Tactics for managing your unsubscribes
It’s likely you’ve worked hard to capture your customer and as all good marketers are aware, ongoing communications with customers have proved to improve retention, referral and general brand awareness.
That’s why, when a customer opts to ‘unsubscribe’ many businesses feel a little ‘rejected’.
First and foremost, it’s fundamentally important to honour the ‘unsubscribe request’ and remove them from your communication lists immediately. However, there are some tactics you can look to apply which may ensure that you don’t totally lose the opportunity to continuously communicate with your all important customers:
1. Provide more ‘Opt in’ preferences. When you are inviting your customer to ‘opt in’ to your email communications – very often I see just the one tick box. From the user’s perspective, all they have to do is tick this box to be assured that they won’t receive any further email communications from you. However, if we follow the principle of ‘targeted’ communications – and the logic that people don’t actually mind receiving emails about something they are genuinely interested in – then this opens up the opportunity for you to provide your customers with a ‘choice’ of the types of communications they receive from you. Of course, if you don’t have a wide range of communications – then it may be that you provide choice on Frequency. So instead of offering just one tick box – provide say, 5 tick boxes: for example: General Monthly Ewire, Marketing News, SEO News, Small Business News, Finance & Tax News - this way the user can just select the Small Business News – rather than receiving all 5. Similarly, if you don’t have that many communication options to provide the user – then offer choice of frequency, for example; monthly, weekly, daily, quarterly etc.
2. Find out why your customers want to unsubscribe. When a user ticks the unsubscribe option – why not ask them ‘why’ they have chosen to unsubscribe. You can offer a simple drop down box of options – or you can provide them with a box to provide you with their reasons. This has two positive elements 1) you learn about your customers and 2) it provides your customer with a platform to provide feedback to you. There are some really neat little applications which do this job very well and cost nothing or very little – such as: http://www.kampyle.com.
3. Provide your customers with confirmation of your action. Personally, it really frustrates me that when I unsubscribe from a communication vehicle, I don’t get any ‘confirmation’ that my unsubscribe request has been actioned. This means, I’m often left thinking, ‘did that work’? From a usability perspective, all online actions should provide the user with some means of logical ‘feedback’. When a user unsubscribes, ensure your user is directed to a page which confirms the action with a message along the lines of ‘Thank you for your unsubscription request.

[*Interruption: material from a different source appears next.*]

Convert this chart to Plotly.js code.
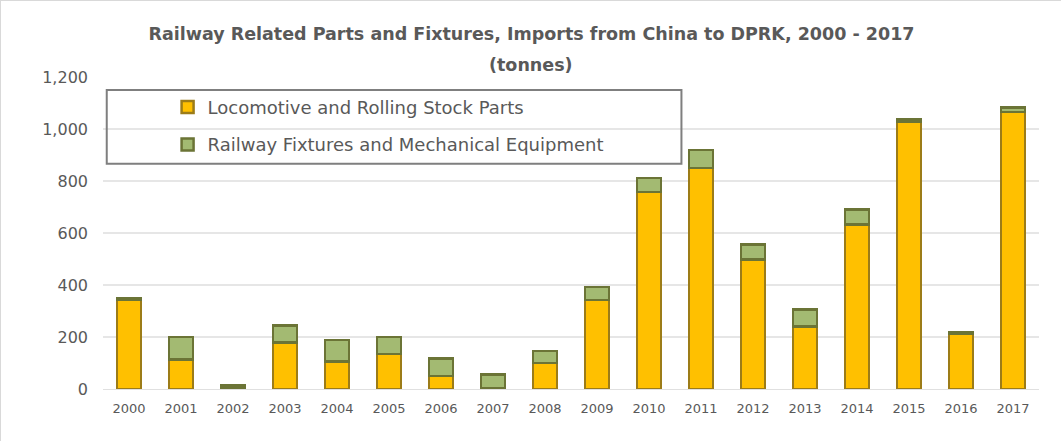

I can confirm that your request has been forwarded to our online communications team and will be processed immediately. Whilst this is being processed, you may receive communications from us, but rest assured that your request is being dealt with. In order to help us improve our communications, we’d value any feedback as to why you wish to unsubscribe from this service, and indeed welcome your feedback on any other service we provide.
4. Double check the ‘all out’ option. You could go one further and remind your user of what they will be missing out on by unsubscribing. Particularly if you have a ‘preferences’ in place (as discussed in point 1 above) – this way you can say something like: Thank you for your unsubscription request. By unsubscribing you have chosen to opt out of receiving our General Monthly Ewire, Marketing News, SEO News, Small Business News, Finance & Tax News – if you wish to stay subscribed to any of these services simply tick the relevant item below. Similarly, if you wish to change the frequency of when these communications are sent to you – simply tick the frequency preferences below.